If the head of the EVM stack in the current state is zero (i.e. the conditional jump will not execute in EVM) and there is no next node in the tree, we are done and can return the current state (after subtracting gas for the jump instruction)
If the head of the EVM stack is zero and there is a next node, we run the unsuccessful jump (subtracting the gas), increment the logical program counter to point to the next node in the tree, and then continue executing
If the head of the EVM stack is nonzero (the conditional jump will execute) the semantics are the same as that of a jump (other than the different gas cost) - see above.

Sequences ¶

If a sequence is empty (has no sub-nodes), and there is no next node after the current sequence node, we are already done executing and can return the current state
If a sequence is empty and there is a next node, we advance the logical program counter to that node and continue executing
If a sequence is non-empty, we begin executing from that sequence’s first child

Interpreter (Pseudo)Code ¶

Function get (root, cp) {
  if (cp == []) return root;
    else {
      if (node_type(root) != Seq) return null;
      else {
        if(nth (root, head(cp)) = null) return null;
        else return get(nth (root, head(cp)), tail(cp));
      }
  }
}

Function getnext (root, cp) {
   if (cp == []) return null;
   cp' = butlast (cp);
   cpl = last (cp);
   if (getnext (root, (cp'@(cpl+1))) = null) {
     return getnext (root, cp');
   }
   else {
       return (cp'@(cpl + 1));
   }
}

// Function get_label_cp(root)
// returns locations of all labels pointing up to root

Function ellesem (root, cp, state) {
  switch (get (root, cp)) {
    case null: return emptyset;

    // instructions carry which EVM instruction to execute
    case Inst(i):
      if(getnext (root, cp) = null) return evm_sem i state;
      else return ellesem (root, getnext (root, cp), evm_sem i state);

    // labels are jumpdests
    case Label(d):
      if(getnext (root, cp) = null) return evm_sem JUMPDEST state;
      else return ellesem (root, getnext(root, cp), evm_sem JUMPDEST state);

    // jumps carry a depth - how many scopes up to jump to
    case Jump(d):
      ctxpath = take((length cp - d), cp); //take all but last d elements
      context = get(root, ctxpath);
      s = get_label_cp context;
      return set{cp' | ellesem(root, cps, state)};

    case JumpI(d):
      // if we should jump
      if(hd (evm_stack (st)) != 0) {
        ctxpath = take((length cp - d), cp); //take all but last d elements
        context = get(root, ctxpath);
        s = get_label_cp context;
        return set{cp' | ellesem(root, cps, state)};
      }
      else {
        if(getnext (root, cp) = null) return state;
        else return ellesem(root, getnext(root, cp), state);
      }

    // sequences carry a list of sub-nodes
    // we jump to all labels pointing to the Seq node "d" levels up
    case Seq(l):
      if(l == []) {
        if(getnext (root, cp) = null) return state;
        else return (ellesem(root, getnext(root, cp), state));
       }
       // if the list has children, run its first child
       else return ellesem(root, cp@[0], state);
  }

}

Notes on Interpreter ¶

The “jump” and “jumpI” cases in the above code explicitly return sets of states, which captures the nondeterminism of the semantics. All other (deterministic) cases can be considered to be implicitly returning singleton sets containing the single next state (for clarity I have left these implicit).

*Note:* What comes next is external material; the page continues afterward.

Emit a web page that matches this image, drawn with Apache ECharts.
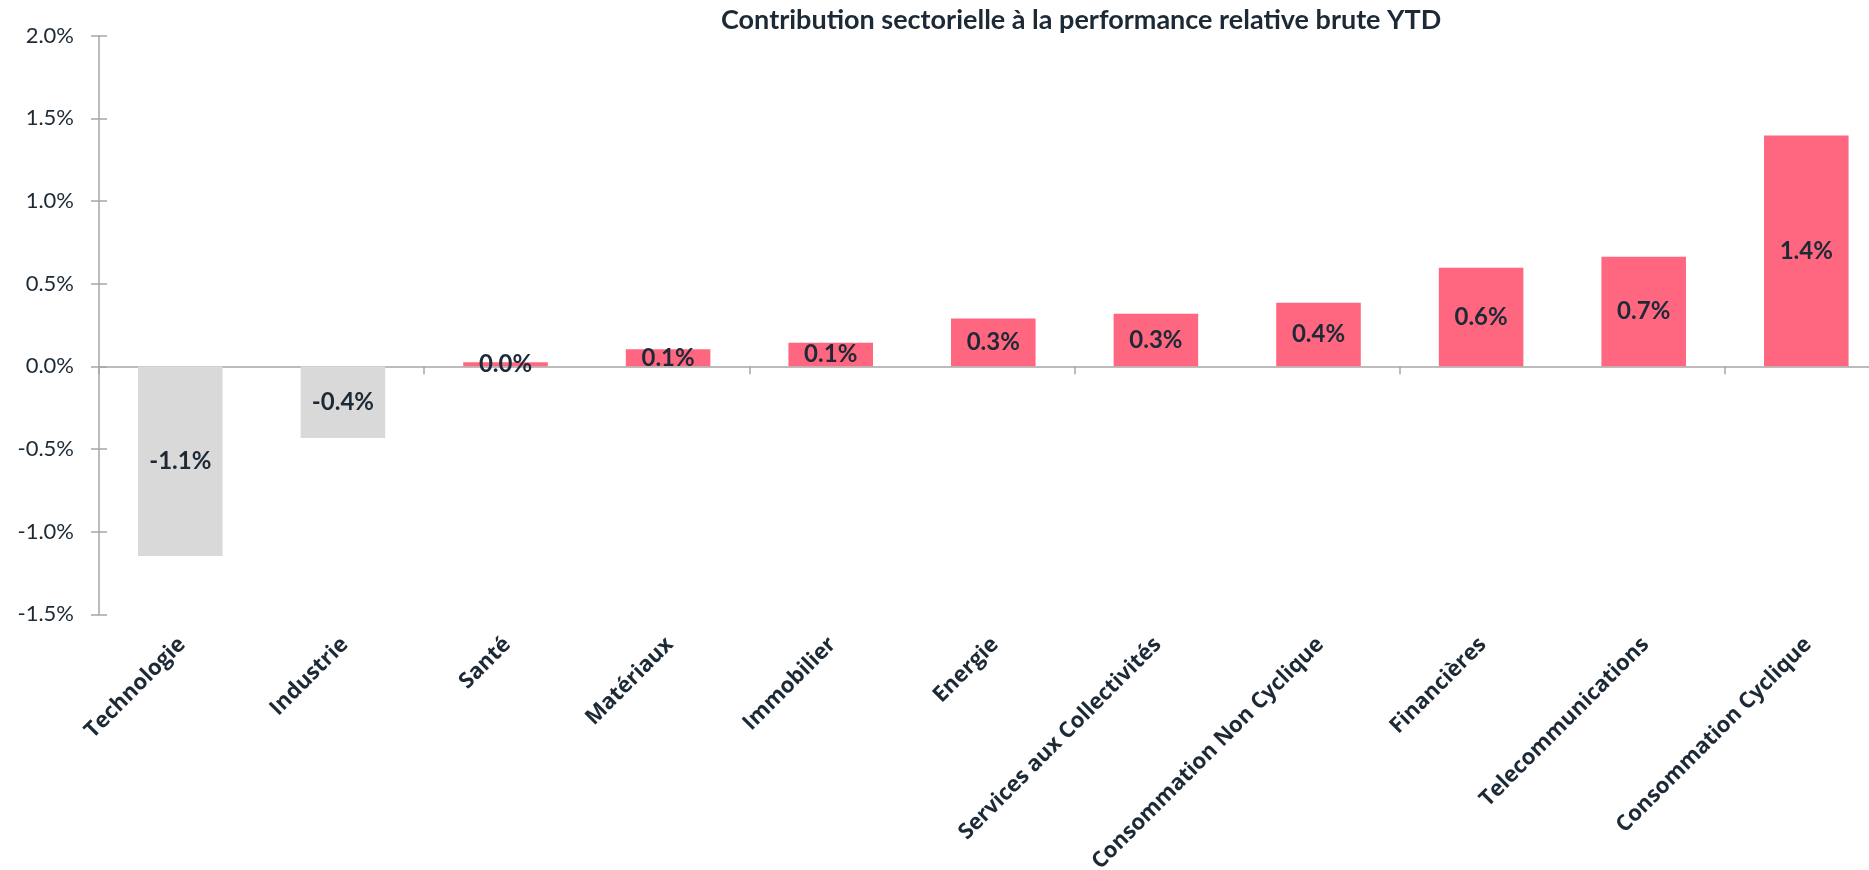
<!DOCTYPE html>
<html>
<head>
<meta charset="utf-8">
<script src="https://cdn.jsdelivr.net/npm/echarts@6/dist/echarts.min.js"></script>
<style>
html,body{margin:0;padding:0;background:#fff;overflow:hidden;}
#chart{width:1869px;height:870px;}
</style>
</head>
<body>
<div id="chart"></div>
<script>
const titleText = 'Contribution sectorielle à la performance relative brute YTD';
const categories = ['Technologie','Industrie','Santé','Matériaux','Immobilier','Energie','Services aux Collectivités','Consommation Non Cyclique','Financières','Telecommunications','Consommation Cyclique'];
const values = [-1.148, -0.434, 0.024, 0.103, 0.143, 0.290, 0.318, 0.385, 0.597, 0.663, 1.397];
const yMin = -1.5, yMax = 2.0, yStep = 0.5;

const W = 1869;
const gridLeft = 99, gridRight = -18.6, gridTop = 35.7, gridBottom = 255.7;
const gridWidth = W - gridLeft - gridRight;
const labelShift = -6;
const dark = '#1d2a36';
const axisGrey = '#a6a6a6';

const chart = echarts.init(document.getElementById('chart'), null, {renderer:'canvas'});
chart.setOption({
  backgroundColor:'#ffffff',
  animation:false,
  title:{
    text:titleText, left:716, top:2,
    textStyle:{fontFamily:'Lato', fontWeight:'bold', fontSize:27, color:dark}
  },
  grid:[
    {left:gridLeft, width:gridWidth, top:gridTop, bottom:gridBottom, containLabel:false, outerBoundsMode:'none'},
    {left:gridLeft+labelShift, width:gridWidth, top:gridTop, bottom:gridBottom, containLabel:false, outerBoundsMode:'none'}
  ],
  xAxis:[
    {type:'category', gridIndex:0, data:categories, position:'bottom',
     axisLine:{show:true, onZero:true, lineStyle:{color:axisGrey, width:1.5}},
     axisTick:{show:true, length:8, lineStyle:{color:axisGrey, width:1.5}},
     axisLabel:{show:false}},
    {type:'category', gridIndex:1, data:categories, position:'bottom',
     axisLine:{show:false, onZero:false}, axisTick:{show:false},
     axisLabel:{rotate:45, margin:19, interval:0, verticalAlign:'top', align:'right',
       fontFamily:'Open Sans', fontWeight:'bold', fontSize:22, color:dark}}
  ],
  yAxis:[
    {type:'value', gridIndex:0, min:yMin, max:yMax, interval:yStep, position:'left',
     axisLine:{show:true, onZero:false, lineStyle:{color:axisGrey, width:1.5}},
     axisTick:{show:true, length:8, lineStyle:{color:axisGrey, width:1.5}},
     splitLine:{show:false},
     axisLabel:{margin:25, fontFamily:'Lato', fontSize:22, color:dark,
       formatter:v=>v.toFixed(1)+'%'}},
    {type:'value', gridIndex:0, min:yMin, max:yMax, interval:yStep, position:'right', offset:-gridWidth,
     axisLine:{show:false, onZero:false}, axisTick:{show:true, length:8, lineStyle:{color:axisGrey, width:1.5}},
     splitLine:{show:false}, axisLabel:{show:false}},
    {type:'value', gridIndex:1, min:yMin, max:yMax, show:false}
  ],
  series:[{
    type:'bar', xAxisIndex:0, yAxisIndex:0, barWidth:'52%',
    data:values.map(v=>({value:v, itemStyle:{color: v<0 ? '#d9d9d9' : '#ff6680'}})),
    label:{show:true, position:'inside', fontFamily:'Lato', fontWeight:'bold', fontSize:24, color:dark,
      formatter:p=>p.value.toFixed(1)+'%'}
  }]
});
</script>
</body>
</html>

Again, the actual semantics of Elle programs are phrased somewhat differently, using an inductive relation rather than an explicit interpreter. While it would be possible to encode this interpreter directly in Isabelle and explicitly prove that it matches the inductive semantics given in elle/ElleCorrect/ElleAltSemantics.thy, this has not been done for Elle, although it is planned for Elle’s successor, Gazelle. Nonetheless, the intepreter is likely easier to read and understand for most programmers not used to seeing formal semantics.